The sense of vulnerability didn’t hit all at once on Sept. 15, when Lehman entered bankruptcy. But an ongoing financial meltdown and economic depression looked like a real possibility.

Uncertainty brought key credit markets to a halt. The recession deepened and spread far beyond the troubled housing markets.

Today the fears have receded. The crisis has eased. A depression didn’t happen.

Why the turnaround?

The post-Lehman aftershocks pushed policymakers into high gear, resulting in an enormous and controversial level of government intervention in the economy.

This massive rescue effort leaves a mixed legacy:

It has shown that policies can help to contain damage in a financial crisis. But it hasn’t guaranteed any fix of underlying problems in the financial system.

The failure of Lehman itself is one of the most controversial elements in the story – something that will be debated for years.

Some economists argue that the government should have engineered a rescue for Lehman despite its loss-riddled investment portfolio, and that the recession would have been much milder as a result. Others say policymakers had limited options in the Lehman case, and that the firm’s failure served as a needed wakeup call.

Without a catalyst such as Lehman, for example, Congress would have had little political momentum to create the $700 billion Troubled Asset Relief Program (TARP), which has been used to shore up a host of firms since last October.
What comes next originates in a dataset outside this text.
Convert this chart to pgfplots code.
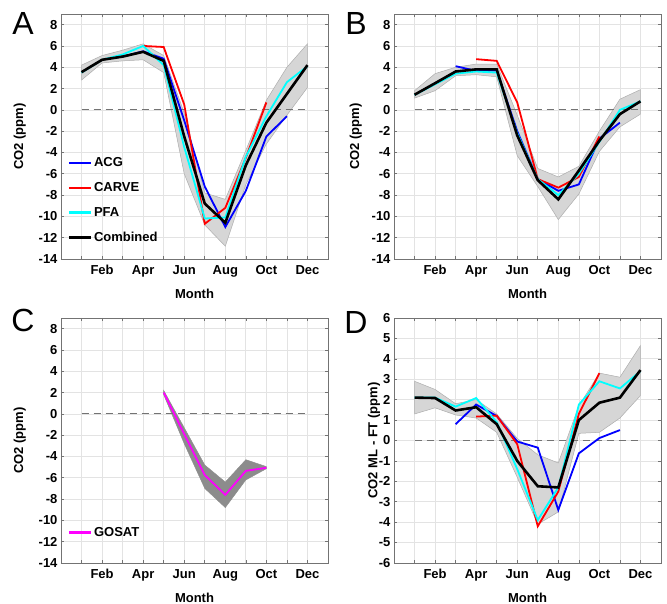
\documentclass[border=0pt]{standalone}
\usepackage{pgfplots}
\pgfplotsset{compat=1.18}
\usepackage{fontspec}
\setmainfont{Liberation Sans}
\definecolor{bandlight}{gray}{0.84}
\definecolor{bandedge}{gray}{0.68}
\definecolor{banddark}{gray}{0.55}
\definecolor{axisgray}{gray}{0.45}
\definecolor{cACG}{rgb}{0,0,1}
\definecolor{cCARVE}{rgb}{1,0,0}
\definecolor{cPFA}{rgb}{0,1,1}
\definecolor{cGOSAT}{rgb}{1,0,1}
\newcommand{\tfont}{\bfseries\fontsize{13}{15}\selectfont}
\pgfplotsset{
  panel/.style={
    scale only axis, width=267pt, height=245pt,
    xmin=0, xmax=13,
    xtick={1,...,12},
    xticklabels={{},Feb,{},Apr,{},Jun,{},Aug,{},Oct,{},Dec},
    grid=major,
    major grid style={gray!22, line width=0.7pt},
    axis line style={axisgray, line width=0.8pt},
    tick style={axisgray, line width=0.6pt},
    tick align=inside, tick pos=both, major tick length=3pt,
    ticklabel style={font=\tfont},
    xticklabel style={yshift=-3pt},
    /pgf/number format/assume math mode=true,
    xlabel=Month,
    xlabel style={font=\tfont, yshift=-5pt},
    ylabel near ticks,
    ylabel style={font=\tfont},
    legend cell align=left,
    legend style={draw=none, fill=none, font=\tfont, anchor=north west,
      inner sep=1pt, nodes={inner ysep=7.1pt}},
    legend image code/.code={\draw[mark repeat=2,mark phase=2,#1,line width=2.5pt] plot coordinates {(0pt,0pt) (11pt,0pt) (22pt,0pt)};},
  },
}
\tikzset{
  zero/.style={axisgray, line width=1pt, dash pattern=on 7pt off 5pt},
  band/.style={fill=bandlight, draw=bandedge, line width=0.5pt},
}
\begin{document}
\begin{tikzpicture}[x=1pt,y=1pt]
\useasboundingbox (0,0) rectangle (667,604);
% ---------------- A
\begin{axis}[panel, at={(61pt,345pt)}, anchor=south west,
  ymin=-14, ymax=9, ytick={-14,-12,...,8}, ylabel={CO2 (ppm)},
  ylabel style={yshift=6pt},
  legend style={at={(rel axis cs:0.02,0.447)}}]
\addplot[band, forget plot] coordinates {(1,4.2)(2,5.1)(3,5.6)(4,6.2)(5,5.1)(6,-0.3)(7,-7.8)(8,-8.4)(9,-3.8)(10,0.9)(11,4.0)(12,6.2)
 (12,2.1)(11,-0.5)(10,-3.2)(9,-7.0)(8,-12.8)(7,-10.8)(6,-6.0)(5,3.5)(4,4.7)(3,4.6)(2,4.4)(1,2.8)} -- cycle;
\addplot[zero, forget plot] coordinates {(1,0)(12,0)};
\addplot[color=cACG, line width=1.8pt] coordinates {(3,5.0)(4,5.5)(5,4.8)(6,-1.0)(7,-7.2)(8,-11.0)(9,-7.6)(10,-2.5)(11,-0.6)};
\addlegendentry{ACG}
\addplot[color=cCARVE, line width=1.8pt] coordinates {(4,6.0)(5,5.9)(6,0.5)(7,-10.7)(8,-9.2)(9,-4.5)(10,0.7)};
\addlegendentry{CARVE}
\addplot[color=cPFA, line width=1.8pt] coordinates {(1,3.5)(2,4.7)(3,5.2)(4,6.0)(5,4.2)(6,-3.5)(7,-10.2)(8,-10.1)(9,-4.4)(10,-0.6)(11,2.6)(12,4.1)};
\addlegendentry{PFA}
\addplot[color=black, line width=2.6pt] coordinates {(1,3.54)(2,4.7)(3,5.0)(4,5.45)(5,4.6)(6,-2.5)(7,-8.8)(8,-10.6)(9,-5.2)(10,-1.2)(11,1.5)(12,4.2)};
\addlegendentry{Combined}
\end{axis}
% ---------------- B
\begin{axis}[panel, at={(394pt,345pt)}, anchor=south west,
  ymin=-14, ymax=9, ytick={-14,-12,...,8}, ylabel={CO2 (ppm)},
  ylabel style={yshift=3pt}]
\addplot[band] coordinates {(1,1.8)(2,3.4)(3,4.0)(4,4.3)(5,4.3)(6,-0.5)(7,-5.5)(8,-6.3)(9,-5.3)(10,-2.0)(11,1.0)(12,1.9)
 (12,-0.4)(11,-1.6)(10,-3.9)(9,-7.9)(8,-10.3)(7,-7.2)(6,-4.3)(5,3.1)(4,3.3)(3,3.2)(2,1.8)(1,1.1)} -- cycle;
\addplot[zero] coordinates {(1,0)(12,0)};
\addplot[color=cACG, line width=1.8pt] coordinates {(3,4.1)(4,3.66)(5,3.7)(6,-2.0)(7,-6.5)(8,-7.6)(9,-7.0)(10,-2.7)(11,-1.2)};
\addplot[color=cCARVE, line width=1.8pt] coordinates {(4,4.76)(5,4.6)(6,0.7)(7,-6.5)(8,-7.3)(9,-6.3)(10,-2.5)};
\addplot[color=cPFA, line width=1.8pt] coordinates {(1,1.4)(2,2.4)(3,3.4)(4,3.6)(5,3.5)(6,-2.2)(7,-6.5)(8,-8.0)(9,-6.0)(10,-3.0)(11,0.0)(12,0.8)};
\addplot[color=black, line width=2.6pt] coordinates {(1,1.42)(2,2.5)(3,3.6)(4,3.8)(5,3.8)(6,-2.4)(7,-6.6)(8,-8.4)(9,-5.7)(10,-2.9)(11,-0.4)(12,0.8)};
\end{axis}
% ---------------- C
\begin{axis}[panel, at={(61pt,41pt)}, anchor=south west,
  ymin=-14, ymax=9, ytick={-14,-12,...,8}, ylabel={CO2 (ppm)},
  ylabel style={yshift=6pt},
  legend style={at={(rel axis cs:0.02,0.18)}}]
\addplot[fill=banddark, draw=banddark, forget plot] coordinates {(5,2.2)(6,-1.3)(7,-4.8)(8,-6.4)(9,-4.3)(10,-4.95)
 (10,-5.15)(9,-6.2)(8,-8.8)(7,-7.0)(6,-2.8)(5,1.8)} -- cycle;
\addplot[zero, forget plot] coordinates {(1,0)(12,0)};
\addplot[color=cGOSAT, line width=1.8pt] coordinates {(5,2.0)(6,-1.9)(7,-5.75)(8,-7.6)(9,-5.35)(10,-5.06)};
\addlegendentry{GOSAT}
\end{axis}
% ---------------- D
\begin{axis}[panel, at={(394pt,41pt)}, anchor=south west,
  ymin=-6, ymax=6, ytick={-6,-5,...,6}, ylabel={CO2 ML - FT (ppm)},
  ylabel style={yshift=-8pt}]
\addplot[band] coordinates {(1,2.9)(2,2.5)(3,1.8)(4,2.0)(5,1.3)(6,0.1)(7,-0.7)(8,-1.1)(9,1.7)(10,3.3)(11,3.1)(12,4.65)
 (12,2.2)(11,1.1)(10,0.4)(9,0.35)(8,-3.5)(7,-4.1)(6,-1.8)(5,0.4)(4,1.1)(3,1.25)(2,1.6)(1,1.3)} -- cycle;
\addplot[zero] coordinates {(1,0)(12,0)};
\addplot[color=cACG, line width=1.8pt] coordinates {(3,0.8)(4,1.76)(5,1.2)(6,-0.05)(7,-0.35)(8,-3.4)(9,-0.63)(10,0.12)(11,0.51)};
\addplot[color=cCARVE, line width=1.8pt] coordinates {(4,1.17)(5,1.22)(6,-0.18)(7,-4.2)(8,-2.5)(9,1.3)(10,3.3)};
\addplot[color=cPFA, line width=1.8pt] coordinates {(1,2.1)(2,2.1)(3,1.66)(4,2.08)(5,0.9)(6,-1.4)(7,-3.9)(8,-2.3)(9,1.76)(10,2.9)(11,2.55)(12,3.4)};
\addplot[color=black, line width=2.6pt] coordinates {(1,2.1)(2,2.08)(3,1.47)(4,1.63)(5,0.8)(6,-1.0)(7,-2.24)(8,-2.3)(9,1.0)(10,1.85)(11,2.1)(12,3.45)};
\end{axis}
% panel letters
\node[font=\fontsize{32}{34}\selectfont, anchor=center] at (23,580) {A};
\node[font=\fontsize{32}{34}\selectfont, anchor=center] at (356,580) {B};
\node[font=\fontsize{32}{34}\selectfont, anchor=center] at (23,284) {C};
\node[font=\fontsize{32}{34}\selectfont, anchor=center] at (356,282) {D};
\end{tikzpicture}
\end{document}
The TARP’s investments in a range of firms, begun under the Bush administration, have been accompanied by large Federal Reserve lending programs. The Obama administration followed with its own moves to bolster banks (including a “stress test” process), to help homeowners avoid foreclosure, and to nudge the economy forward with tax cuts and government spending.

Result: Despite high unemployment, the economy may finally start growing again in the current quarter.

“Such a turnaround was not inevitable, nor was it an accident,” Treasury Secretary Timothy Geithner told a congressional hearing last week.

Yet for all the signs of progress, the financial system remains vulnerable. A few examples:

• Banks still face uncertain losses on bad loans, which could rise if home prices keep falling.

• Complex investments known as derivatives still need better oversight, many finance experts say.

• Regulators need to rethink how they can better identify risks and head them off, before they reach the scale seen last year.

• Moreover, the crisis-management efforts did nothing to resolve the quandary over firms that are “too big to fail” – so large and intertwined with the financial system that the government feels compelled to come to the rescue if they stumble.

Lehman did fail, of course, but in its wake regulators became more determined not to have that happen again. And regulators have blessed corporate mergers that have made the largest banks even bigger.

A fix isn’t easy, but it may involve requiring higher capital cushions for the largest financial institutions, adjusting the way banker pay incentives are designed, and giving regulators new tools for winding down large firms when they fail.